Pues bien, por si fuera poco, quisiera proponer ahora otro elogio anacrónico: Julio Ramón Ribeyro es, además, el mejor cuentista peruano del siglo XXI (aunque murió en 1994). En primer lugar, no hay en el Perú, hasta el momento, un autor de relatos que siquiera iguale en cantidad y calidad la obra ribeyriana. Estamos hablando de casi cien cuentos reunidos bajo el sensacional título de La palabra del mudo, relatos que, escritos con un estilo clásico, conforman un complejo mosaico de la sociedad peruana. En segundo lugar, Ribeyro es el cuentista más leído en la actualidad, pues la sencillez de su estilo y sus técnicas le hacen ganar cada año centenares de lectores no solo en el Perú, sino en el mundo. En tercer lugar, el estilo clásico de Ribeyro no es hoy un punto en contra, sino a favor. Y es que desde ya hace unas décadas se ha comprendido que no es necesario urdir complejas conversaciones en catedrales narrativas, ni trazar intricadas rayuelas verbales, ni acumular cien años de malabares técnicos, ni perder a los lectores en las enredadas terras nostras del tiempo para ser considerado un gran escritor. Hoy se entiende, felizmente, que también para crear una obra sencilla se requiere genio, pues, como dicen por ahí, no hay nada más sencillo que ser difícil, ni nada más difícil que ser sencillo. En cuarto lugar, los problemas sociales que abordan los cuentos de Ribeyro, aunque estén ambientados en el siglo pasado, siguen tocando fibras muy sensibles para los peruanos de ahora: el racismo, la marginalidad, el fracaso individual y colectivo, la pobreza.

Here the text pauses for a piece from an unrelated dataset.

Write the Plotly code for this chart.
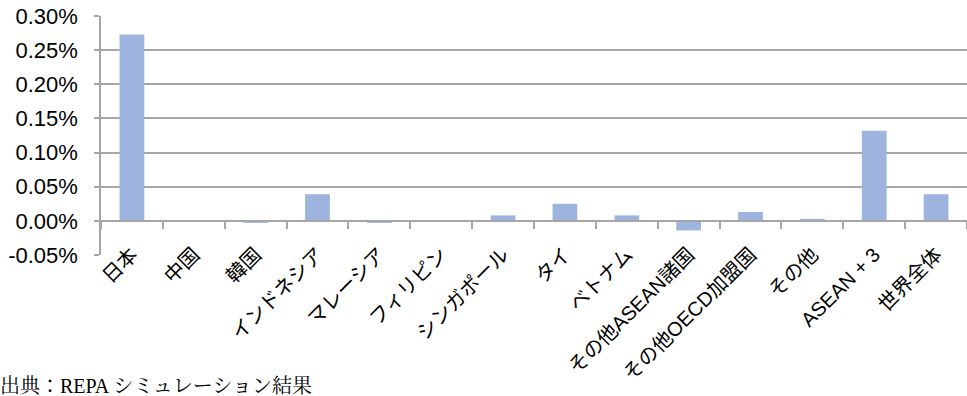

Curioso caso el de un escritor peruano que puede ser considerado el mejor en tres siglos distintos. Me parece que eso no puede afirmarse ni siquiera del más renombrado compatriota de Ribeyro: Mario Vargas Llosa, premio Nobel de literatura 2010. Aunque los novelistas del siglo XIX dejaron una profunda marca en su estilo, su uso magistral de las técnicas de Joyce y Faulkner no podrían confundirlo como un novelista decimonónico. Por el contrario, lo caracterizan como un autor de novelas típico del siglo XX. Por otro lado, si bien sus obras más exquisitas (como La ciudad y los perros, 1963; La casa verde, 1966; Conversación en La Catedral, 1969 o La guerra del fin del mundo, 1981) siguen siendo leídas en la actualidad, estas tienen menos acogida entre los lectores que otras producciones del género. Ciertamente, ninguna de las novelas que Vargas Llosa ha publicado en el siglo XXI tocan ya con la fuerza de antes a los lectores de la actualidad (la última de sus grandes novelas, La fiesta del chivo, se publicó en el 2000, es decir, antes del cambio de siglo). De modo que tendrá que pasar un buen tiempo para que se repita un caso como el de Julio Ramón Ribeyro.